====== Recorded data ======

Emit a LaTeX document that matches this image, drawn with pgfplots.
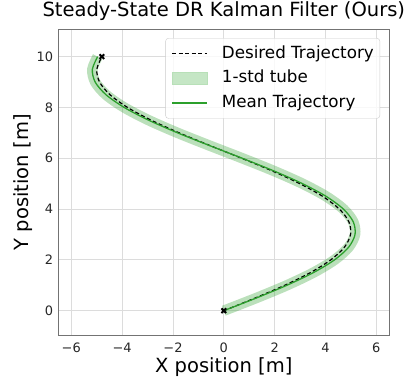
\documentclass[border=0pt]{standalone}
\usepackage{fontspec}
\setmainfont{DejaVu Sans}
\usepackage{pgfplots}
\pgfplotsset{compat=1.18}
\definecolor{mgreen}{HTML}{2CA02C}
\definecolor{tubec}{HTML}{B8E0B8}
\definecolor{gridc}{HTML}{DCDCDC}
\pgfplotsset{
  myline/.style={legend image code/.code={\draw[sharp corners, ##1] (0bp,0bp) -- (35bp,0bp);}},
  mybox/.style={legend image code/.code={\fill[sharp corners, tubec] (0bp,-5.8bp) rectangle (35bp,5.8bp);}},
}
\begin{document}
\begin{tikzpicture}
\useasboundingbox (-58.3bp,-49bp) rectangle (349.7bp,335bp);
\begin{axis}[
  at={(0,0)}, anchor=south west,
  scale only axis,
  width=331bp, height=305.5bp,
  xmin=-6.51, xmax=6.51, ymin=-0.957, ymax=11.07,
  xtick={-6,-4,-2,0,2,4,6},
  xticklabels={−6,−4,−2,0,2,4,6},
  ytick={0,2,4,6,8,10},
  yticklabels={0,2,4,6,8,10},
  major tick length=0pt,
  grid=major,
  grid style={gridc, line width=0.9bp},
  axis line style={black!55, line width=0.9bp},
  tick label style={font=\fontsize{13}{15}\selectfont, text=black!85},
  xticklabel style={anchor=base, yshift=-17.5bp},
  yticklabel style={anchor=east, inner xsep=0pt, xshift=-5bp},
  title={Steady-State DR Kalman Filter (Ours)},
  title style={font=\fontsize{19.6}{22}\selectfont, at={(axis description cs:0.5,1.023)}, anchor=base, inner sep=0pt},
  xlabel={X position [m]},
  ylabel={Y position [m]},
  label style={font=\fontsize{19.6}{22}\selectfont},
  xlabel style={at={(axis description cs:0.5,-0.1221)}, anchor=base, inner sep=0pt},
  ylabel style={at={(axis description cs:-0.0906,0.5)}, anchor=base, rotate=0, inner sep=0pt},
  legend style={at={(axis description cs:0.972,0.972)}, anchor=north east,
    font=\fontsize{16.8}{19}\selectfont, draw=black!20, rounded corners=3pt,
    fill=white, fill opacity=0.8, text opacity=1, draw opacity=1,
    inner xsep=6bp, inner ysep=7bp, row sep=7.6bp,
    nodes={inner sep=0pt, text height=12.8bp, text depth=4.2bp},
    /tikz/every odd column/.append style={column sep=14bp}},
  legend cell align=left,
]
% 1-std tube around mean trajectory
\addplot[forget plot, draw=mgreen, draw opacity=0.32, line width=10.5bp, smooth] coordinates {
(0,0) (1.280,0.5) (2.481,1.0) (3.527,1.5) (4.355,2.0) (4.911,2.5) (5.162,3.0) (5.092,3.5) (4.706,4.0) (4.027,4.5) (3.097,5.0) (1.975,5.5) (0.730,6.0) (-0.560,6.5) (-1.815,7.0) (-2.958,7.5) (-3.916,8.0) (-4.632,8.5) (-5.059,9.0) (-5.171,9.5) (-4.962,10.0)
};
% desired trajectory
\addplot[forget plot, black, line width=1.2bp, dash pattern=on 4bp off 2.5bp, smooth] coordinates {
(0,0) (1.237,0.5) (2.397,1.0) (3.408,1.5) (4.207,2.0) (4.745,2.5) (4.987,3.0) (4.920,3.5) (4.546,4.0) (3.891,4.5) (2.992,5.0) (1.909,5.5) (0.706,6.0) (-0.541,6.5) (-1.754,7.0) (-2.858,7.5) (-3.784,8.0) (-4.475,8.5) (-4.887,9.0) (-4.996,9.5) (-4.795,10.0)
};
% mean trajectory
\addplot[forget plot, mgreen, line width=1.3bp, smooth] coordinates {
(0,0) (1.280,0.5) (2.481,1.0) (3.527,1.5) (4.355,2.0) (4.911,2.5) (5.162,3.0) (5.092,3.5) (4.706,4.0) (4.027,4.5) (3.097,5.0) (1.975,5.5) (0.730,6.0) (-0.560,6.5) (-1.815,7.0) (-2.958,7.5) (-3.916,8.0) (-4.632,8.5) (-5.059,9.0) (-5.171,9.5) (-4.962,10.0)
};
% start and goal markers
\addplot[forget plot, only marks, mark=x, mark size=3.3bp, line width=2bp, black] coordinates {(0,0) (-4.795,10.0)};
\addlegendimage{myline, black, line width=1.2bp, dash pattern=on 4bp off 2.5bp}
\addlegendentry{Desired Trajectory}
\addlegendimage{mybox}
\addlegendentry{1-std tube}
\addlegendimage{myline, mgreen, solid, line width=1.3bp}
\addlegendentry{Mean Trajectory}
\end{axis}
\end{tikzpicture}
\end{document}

======

*What you will do*: Exclude the images and reproduce the remaining data exactly.

*Response*:
Emit a LaTeX document that matches this image, drawn with pgfplots.
\documentclass[border=0pt]{standalone}
\usepackage{fontspec}
\setmainfont{DejaVu Sans}
\usepackage{pgfplots}
\pgfplotsset{compat=1.18}
\definecolor{mgreen}{HTML}{2CA02C}
\definecolor{tubec}{HTML}{B8E0B8}
\definecolor{gridc}{HTML}{DCDCDC}
\pgfplotsset{
  myline/.style={legend image code/.code={\draw[sharp corners, ##1] (0bp,0bp) -- (35bp,0bp);}},
  mybox/.style={legend image code/.code={\fill[sharp corners, tubec] (0bp,-5.8bp) rectangle (35bp,5.8bp);}},
}
\begin{document}
\begin{tikzpicture}
\useasboundingbox (-58.3bp,-49bp) rectangle (349.7bp,335bp);
\begin{axis}[
  at={(0,0)}, anchor=south west,
  scale only axis,
  width=331bp, height=305.5bp,
  xmin=-6.51, xmax=6.51, ymin=-0.957, ymax=11.07,
  xtick={-6,-4,-2,0,2,4,6},
  xticklabels={−6,−4,−2,0,2,4,6},
  ytick={0,2,4,6,8,10},
  yticklabels={0,2,4,6,8,10},
  major tick length=0pt,
  grid=major,
  grid style={gridc, line width=0.9bp},
  axis line style={black!55, line width=0.9bp},
  tick label style={font=\fontsize{13}{15}\selectfont, text=black!85},
  xticklabel style={anchor=base, yshift=-17.5bp},
  yticklabel style={anchor=east, inner xsep=0pt, xshift=-5bp},
  title={Steady-State DR Kalman Filter (Ours)},
  title style={font=\fontsize{19.6}{22}\selectfont, at={(axis description cs:0.5,1.023)}, anchor=base, inner sep=0pt},
  xlabel={X position [m]},
  ylabel={Y position [m]},
  label style={font=\fontsize{19.6}{22}\selectfont},
  xlabel style={at={(axis description cs:0.5,-0.1221)}, anchor=base, inner sep=0pt},
  ylabel style={at={(axis description cs:-0.0906,0.5)}, anchor=base, rotate=0, inner sep=0pt},
  legend style={at={(axis description cs:0.972,0.972)}, anchor=north east,
    font=\fontsize{16.8}{19}\selectfont, draw=black!20, rounded corners=3pt,
    fill=white, fill opacity=0.8, text opacity=1, draw opacity=1,
    inner xsep=6bp, inner ysep=7bp, row sep=7.6bp,
    nodes={inner sep=0pt, text height=12.8bp, text depth=4.2bp},
    /tikz/every odd column/.append style={column sep=14bp}},
  legend cell align=left,
]
% 1-std tube around mean trajectory
\addplot[forget plot, draw=mgreen, draw opacity=0.32, line width=10.5bp, smooth] coordinates {
(0,0) (1.280,0.5) (2.481,1.0) (3.527,1.5) (4.355,2.0) (4.911,2.5) (5.162,3.0) (5.092,3.5) (4.706,4.0) (4.027,4.5) (3.097,5.0) (1.975,5.5) (0.730,6.0) (-0.560,6.5) (-1.815,7.0) (-2.958,7.5) (-3.916,8.0) (-4.632,8.5) (-5.059,9.0) (-5.171,9.5) (-4.962,10.0)
};
% desired trajectory
\addplot[forget plot, black, line width=1.2bp, dash pattern=on 4bp off 2.5bp, smooth] coordinates {
(0,0) (1.237,0.5) (2.397,1.0) (3.408,1.5) (4.207,2.0) (4.745,2.5) (4.987,3.0) (4.920,3.5) (4.546,4.0) (3.891,4.5) (2.992,5.0) (1.909,5.5) (0.706,6.0) (-0.541,6.5) (-1.754,7.0) (-2.858,7.5) (-3.784,8.0) (-4.475,8.5) (-4.887,9.0) (-4.996,9.5) (-4.795,10.0)
};
% mean trajectory
\addplot[forget plot, mgreen, line width=1.3bp, smooth] coordinates {
(0,0) (1.280,0.5) (2.481,1.0) (3.527,1.5) (4.355,2.0) (4.911,2.5) (5.162,3.0) (5.092,3.5) (4.706,4.0) (4.027,4.5) (3.097,5.0) (1.975,5.5) (0.730,6.0) (-0.560,6.5) (-1.815,7.0) (-2.958,7.5) (-3.916,8.0) (-4.632,8.5) (-5.059,9.0) (-5.171,9.5) (-4.962,10.0)
};
% start and goal markers
\addplot[forget plot, only marks, mark=x, mark size=3.3bp, line width=2bp, black] coordinates {(0,0) (-4.795,10.0)};
\addlegendimage{myline, black, line width=1.2bp, dash pattern=on 4bp off 2.5bp}
\addlegendentry{Desired Trajectory}
\addlegendimage{mybox}
\addlegendentry{1-std tube}
\addlegendimage{myline, mgreen, solid, line width=1.3bp}
\addlegendentry{Mean Trajectory}
\end{axis}
\end{tikzpicture}
\end{document}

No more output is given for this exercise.